We all have different views, likes and opinions. Life would be very boring otherwise. However, sometimes I struggle to understand what makes people tick.
Take el baño de las cabras in Puerto de la Cruz this week. This midsummer tradition dates back to the times of the original inhabitants and involves giving the livestock a dunk in the magical midsummer waters to ensure fertility and good health – something that the humans do the previous night. It fascinates me and I love witnessing it, but not everyone feels the same.
When I first heard of the ‘bathing of the goats’ it went straight on to my list of things on Tenerife that I had to experience. But a couple of people have commented to me recently that they wouldn’t get up early to watch a load of goats. I can relate to that view up to a point. After a night celebrating San Jan at a beach party, it isn’t easy to drag yourself out of bed and the crowd that gathers at the harbour in Puerto de la Cruz tends to be quite mature, the younger people having partied till dawn. Still pushing out the Zs no doubt.
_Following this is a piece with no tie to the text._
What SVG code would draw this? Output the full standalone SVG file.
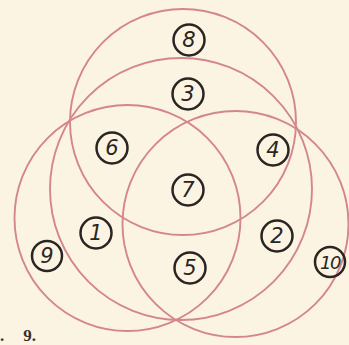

But you ain’t going to find a pot of gold at the end of a rainbow if you don’t make the effort to look for it. Many times, on the basis of an intriguing sentence on a Spanish web page or something similar, we’ve headed off to events with no idea of what to expect. Nine times out of ten we are rewarded with something special. Like this week at La Caleta de Interian when they lit up the beach with small torches.
Then there are the people who don’t like it because they think that it’s cruel to the animals. Our footage of the bathing of the goats probably doesn’t help. These goats bitch when they’re dragged and carried to the sea. Boy do they bitch. Anyone who heard them would think that they were having their throats slit instead of being dunked in the water. But that’s animals for you. They don’t want to go in the water and they let anyone who cares to listen know this…loudly.
But thinking it’s cruel is a misinformed view. I’d make a guess and say probably from people who don’t have any knowledge of what farming involves. Farmers can be firm handed with their livestock, but to think for a second that they’d deliberately hurt, or damage them is way off base. The goats are their livelihood and healthy, happy animals are vital to them. Sometimes we Brits can have too soppy a view of how we treat animals – Andy will tell you I’m the biggest culprit, the cat runs rings around me. But I did spend my summers on a farm when I was growing up and know the difference between being cruel and handling animals firmly.
And Finally ‘It’s a Silly and Pointless Tradition’
This was a comment on a forum and it wound me up no end. What a ridiculous thing to say. Presumably the person who said this doesn’t give Easter eggs, presents at Christmas, light fireworks on Bonfire Night, dress up for Halloween, or possibly even go to church on a Sunday. All might be viewed as silly and pointless traditions.
Let’s look at it another way. Are farmer’s in Britain who dip their sheep every year to rid their animals of parasites and pests indulging in a silly and pointless tradition? Because that is what it’s really all about. The Guanche might have believed the midsummer waters had magical healing powers and local goatherds are happy to go along with that, but clearly salt water is a cleanser. El baño de las cabras might be a tradition and a fascinating spectacle, but it also serves a purpose.
And anyway even if it was a silly and pointless tradition, so chuffing what? I love silly and pointless traditions – Tenerife has loads of them. They add colour and imagination to the world and life in general.
What a terribly dull and dreary existence it would be without them.